Ritmo Ágil e Visual Deslumbrante: Com apenas seis episódios, a série é econômica e não perde tempo com subtramas desnecessárias. A direção de arte e a fotografia criam um visual vibrante e cinematográfico, pintando o Japão do período Meiji com uma paleta de cores que alterna entre a opressão sombria e a beleza serena.
Defeitos:
Desenvolvimento de Personagens Limitado: A maior crítica recai sobre a construção um pouco superficial de alguns personagens coadjuvantes. Com um elenco tão vasto, é inevitável que várias figuras interessantes, como Kyojin Tsuge ou Kocha Kamuy, não recebam o tempo de tela que merecem para que seus arcos sejam totalmente explorados.
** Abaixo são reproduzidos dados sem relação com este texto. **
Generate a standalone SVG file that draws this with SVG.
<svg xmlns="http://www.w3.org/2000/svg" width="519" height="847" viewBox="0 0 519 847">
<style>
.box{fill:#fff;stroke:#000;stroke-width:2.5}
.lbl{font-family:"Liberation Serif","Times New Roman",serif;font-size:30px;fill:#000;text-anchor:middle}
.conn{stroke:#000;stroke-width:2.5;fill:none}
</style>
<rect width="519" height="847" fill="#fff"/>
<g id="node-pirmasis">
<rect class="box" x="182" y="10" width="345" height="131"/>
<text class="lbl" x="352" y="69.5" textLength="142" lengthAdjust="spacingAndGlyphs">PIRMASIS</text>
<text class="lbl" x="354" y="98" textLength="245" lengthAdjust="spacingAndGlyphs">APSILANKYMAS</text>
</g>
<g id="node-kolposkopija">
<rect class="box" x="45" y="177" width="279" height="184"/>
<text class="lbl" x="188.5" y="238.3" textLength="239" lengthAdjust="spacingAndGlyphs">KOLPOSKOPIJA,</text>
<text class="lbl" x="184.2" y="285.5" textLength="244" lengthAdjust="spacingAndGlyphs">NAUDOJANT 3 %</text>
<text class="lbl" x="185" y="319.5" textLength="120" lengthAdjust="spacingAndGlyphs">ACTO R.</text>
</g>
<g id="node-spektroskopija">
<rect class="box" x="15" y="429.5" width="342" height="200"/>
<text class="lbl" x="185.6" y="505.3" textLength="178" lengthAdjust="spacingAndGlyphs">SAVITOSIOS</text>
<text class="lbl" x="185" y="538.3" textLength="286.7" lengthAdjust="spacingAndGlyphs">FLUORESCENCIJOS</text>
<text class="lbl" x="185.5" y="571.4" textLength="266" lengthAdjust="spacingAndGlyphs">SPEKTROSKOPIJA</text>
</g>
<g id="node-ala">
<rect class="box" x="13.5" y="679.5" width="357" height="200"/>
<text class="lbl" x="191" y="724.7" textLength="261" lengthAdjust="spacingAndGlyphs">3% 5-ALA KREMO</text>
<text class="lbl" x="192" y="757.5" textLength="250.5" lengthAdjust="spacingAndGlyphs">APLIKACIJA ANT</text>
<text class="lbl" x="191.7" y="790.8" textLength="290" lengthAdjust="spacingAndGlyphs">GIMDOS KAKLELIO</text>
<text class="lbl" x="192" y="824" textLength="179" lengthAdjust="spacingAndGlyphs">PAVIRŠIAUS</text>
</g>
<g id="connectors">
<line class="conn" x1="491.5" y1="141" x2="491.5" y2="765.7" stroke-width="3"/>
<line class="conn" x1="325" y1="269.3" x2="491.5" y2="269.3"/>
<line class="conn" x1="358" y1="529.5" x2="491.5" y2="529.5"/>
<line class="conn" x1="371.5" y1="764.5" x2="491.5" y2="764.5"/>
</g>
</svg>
Shujiro é bem desenvolvido, mas sua relação com Futaba, por vezes, carece de uma evolução mais orgânica.
Tons Melodramáticos e Ritmo Irregular: Em certos momentos, a série adota um tom decididamente melodramático, com traumas pessoais sendo revelados de uma maneira que pode parecer excessiva para alguns espectadores. Além disso, a edição ocasionalmente corta cenas de luta promissoras para focar em conspirações políticas, o que pode frustrar os fãs que buscam ação pura.
Final em Cliffhanger: A temporada conclui seus arcos principais de forma satisfatória, mas deixa claramente em aberto várias linhas narrativas para uma potencial segunda temporada. Para alguns espectadores, este final pode parecer mais uma pausa no meio da história do que uma conclusão definitiva.
Direção e Fotografia: O Olhar que Guia a Lâmina
A direção, a cargo de Michihito Fujii, Kento Yamaguchi e Toru Yamamoto, é consistente e focada. Eles entendem que a força da série reside em suas batalhas e em seu drama humano, e não tentam sobrecarregar a narrativa com um excesso de estilo. A fotografia de Keisuke Imamura e Hiroki Yamada é deslumbrante, capturando a paisagem japonesa com uma textura quase tangível. Desde a névoa que paira sobre os templos até o caos ensanguentado de uma pousada, cada cena é composta com cuidado. A trilha sonora de Takashi Ohmama é imperial e comovente, elevando os momentos de tensão e tragédia sem se tornar invasiva.
Um Marco para as Séries de Ação Japonesas
Até o Último Samurai não é uma reinvenção do gênero, mas uma execução brilhante e comovente de sua fórmula. A série entende que, para que a ação tenha significado, o público deve se importar com as pessoas que estão lutando. Através de Shujiro Saga e seus companheiros, testemunhamos o custo humano da violência e a persistência da honra em um mundo que a descartou. Embora possa não alcançar a profundidade política de Round 6 ou o realismo histórico de Shōgun, ela encontra seu próprio caminho, combinando a intensidade de Battle Royale com a alma trágica do cinema de samurai de autores como Akira Kurosawa.
A série é uma vitória para a Netflix e para as produções japonesas no streaming global. É um espetáculo visual eletrizante, uma reflexão histórica comovente e, acima de tudo, um testemunho do poder duradouro das boas histórias de samurai. Se você é fã de ação coreografada com maestria, dramas históricos ou simplesmente de uma narrativa de sobrevivência bem contada, Até o Último Samurai é uma jornada que vale a pena embarcar.